We’ve got a post on understanding what eco-grief is and what we can do with that experience, but for many people, climate change loss is still an abstract concept. To understand it, hearing from people on the frontlines of climate change, seeing their homes, favorite places, and research subjects disappear from the planet, can help put eco-grief and climate anxiety in context. During lockdown in Toronto, your Guide did a lot of podcast listening and below you’ll find links to the best podcast episodes on eco-grief, as well as one podcast episode from Radiolab that isn’t explicitly on eco-grief, but explores a fascinating, hopeful story of a scientific researcher trying to save the world, when nobody was listening, but then succeeding in the end. Check them out:
BBC Discovery: Ecological Grief
This is an excellent podcast episode to start with for understanding eco-grief because it’s comprised of three first-hand explorations of people and communities sharing about the natural beauty, cultural practices, and biological diversity already lost.
Click here to listen. 27 minutes.
The episode refers to a letter, published in the journal Science, written by Timothy Gordon, Andrew Radford, and Stephen Simpson, about the grief researchers are experiencing as their life’s work is killed off by climate change. You can read the letter here: Grieving environmental scientists need support
The Takeaway – Ecological Grief: a Barely Understood Consequence of Climate Change
Dr. Jennifer Atkinson shares about her experience as a climate educator and professor working with college students struggling to deal with anxiety about climate change.

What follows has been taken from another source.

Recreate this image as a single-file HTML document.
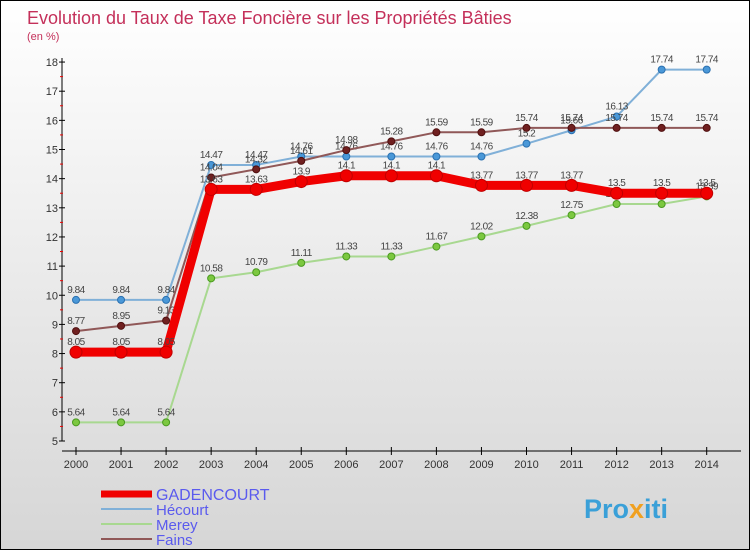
<!DOCTYPE html>
<html><head><meta charset="utf-8"><style>
body{margin:0}
#c{width:748px;height:548px;border:1px solid #000;background:linear-gradient(#fff,#d6d6d6);position:relative;font-family:"Liberation Sans",sans-serif;overflow:hidden}
</style></head><body>
<div id="c">
<svg id="s" width="748" height="548" style="position:absolute;left:0;top:0">
<text x="26" y="23" font-size="18" fill="#c4305a">Evolution du Taux de Taxe Foncière sur les Propriétés Bâties</text>
<text x="26" y="39" font-size="11" fill="#c4305a">(en %)</text>
<g id="axes"></g><g id="series"></g><g id="legend"></g>
<text x="583" y="517" font-size="27" font-weight="bold" fill="#3aa0d8">Pro<tspan fill="#f0a020">x</tspan>iti</text>
</svg>
</div>
<script>
const years=[2000,2001,2002,2003,2004,2005,2006,2007,2008,2009,2010,2011,2012,2013,2014];
const yTicks=[5,6,7,8,9,10,11,12,13,14,15,16,17,18];
const gadencourt=[8.05,8.05,8.05,13.63,13.63,13.9,14.1,14.1,14.1,13.77,13.77,13.77,13.5,13.5,13.5];
const hecourt=[9.84,9.84,9.84,14.47,14.47,14.76,14.76,14.76,14.76,14.76,15.2,15.66,16.13,17.74,17.74];
const merey=[5.64,5.64,5.64,10.58,10.79,11.11,11.33,11.33,11.67,12.02,12.38,12.75,13.13,13.13,13.39];
const fains=[8.77,8.95,9.13,14.04,14.32,14.61,14.98,15.28,15.59,15.59,15.74,15.74,15.74,15.74,15.74];
const NS="http://www.w3.org/2000/svg";
const X=i=>75+i*45.05, Y=v=>440-(v-5)*29.15;
function mk(p,t,a){const e=document.createElementNS(NS,t);for(const k in a)e.setAttribute(k,a[k]);p.appendChild(e);return e;}
const ax=document.getElementById('axes');
mk(ax,'line',{x1:61,y1:57,x2:61,y2:440,stroke:'#000'});
mk(ax,'line',{x1:61,y1:450,x2:740,y2:450,stroke:'#000'});
yTicks.forEach(v=>{
 mk(ax,'line',{x1:58,y1:Y(v),x2:64,y2:Y(v),stroke:'#000'});
 if(v<18)mk(ax,'line',{x1:59,y1:Y(v+0.5),x2:62,y2:Y(v+0.5),stroke:'#e00'});
 const t=mk(ax,'text',{x:57,y:Y(v)+4,'font-size':11,'text-anchor':'end',fill:'#333'});t.textContent=v;
 
 
});
years.forEach((y,i)=>{
 mk(ax,'line',{x1:X(i),y1:446,x2:X(i),y2:454,stroke:'#000'});
 const t=mk(ax,'text',{x:X(i),y:467,'font-size':11,'text-anchor':'middle',fill:'#333'});t.textContent=y;
 
 
});
const sg=document.getElementById('series');
function series(name,data,col,w,dot,dotStroke,r){
 const g=mk(sg,'g',{});
 
 
 mk(g,'polyline',{points:data.map((v,i)=>X(i)+','+Y(v)).join(' '),fill:'none',stroke:col,'stroke-width':w,'stroke-linejoin':'round'});
 data.forEach((v,i)=>{
  const c=mk(g,'circle',{cx:X(i),cy:Y(v),r:r,fill:dot,stroke:dotStroke});
  
  
  const t=mk(g,'text',{x:X(i),y:Y(v)-7,'font-size':10,'text-anchor':'middle',fill:'#444','letter-spacing':'-0.5'});t.textContent=v;
  
  
 });
}
series('merey',merey,'#a8d890',2,'#7cc840','#4a9a20',3.5);
series('hecourt',hecourt,'#80b0d8',2,'#4a98d8','#2a70b0',3.5);
series('fains',fains,'#905858',2,'#702020','#501010',3.5);
series('gadencourt',gadencourt,'#f00000',9,'#f00000','#c00000',6);
const lg=document.getElementById('legend');
[['GADENCOURT','#f00000',7],['Hécourt','#80b0d8',2],['Merey','#a8d890',2],['Fains','#905858',2]].forEach((e,i)=>{
 const y=493+i*15;
 const l=mk(lg,'line',{x1:100,y1:y,x2:151,y2:y,stroke:e[1],'stroke-width':e[2]});
 
 
 const t=mk(lg,'text',{x:155,y:y+6,'font-size':i==0?16:15,fill:'#5a5aee'});t.textContent=e[0];
 
 
});
</script>
</body></html>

Click here for The Takeaway’s website. 16 minutes. Or listen here:
Facing It – Eco Grief: Our Greatest Ally?
Dr. Jennifer Atkinson shares about her experience as a climate educator and professor working with college students struggling to deal with anxiety about climate change. I really appreciate that she points out grief and hope are not mutually exclusive. We can grieve and we can take action.
Listen here on TuneIn. 17 minutes. Or listen here:
Outrage + Optimism – Dealing with Climate Grief with Luisa Neubauer
After the previous podcasts episodes on the tangible experiences of climate change loss and eco-grief, you might be wondering what we do with this information (and pain). That’s where activists/leaders/phenomenal communicators like Luisa Neubauer come in. There’s a useful discussion of the loneliness and neglect young people feel when they see older generations purposefully creating a terrible climate crisis for them. But you will also walk away from this feeling energized by Neubauer.
Luisa’s interview begins around the 4 minute mark.
Listen on the Outrage + Optimism website here. 47 minutes. Or listen here:
Radiolab: Heavy Metal
Have you ever wondered how we ditched lead paint and leaded oil and lead in basically everything? This podcast episode is the journey of scientist Clair Patterson discovering lead in everything and then convincing billion dollar industries and government they had to get rid of it. One of my favorite moments from the episode is when a committee has accepted they’ll need to implement some curbs on lead, they’re finally engaging with Clair Patterson, and they’re asking what the acceptable amount of lead is in products. And they just can’t wrap their heads around his answer: None. None is the acceptable amount of lead. It’s easy to see the parallels with where we are now on climate change and fossil fuel reduction. But the great news is, humanity actually did move from wanting only to reduce lead, to getting rid of it entirely.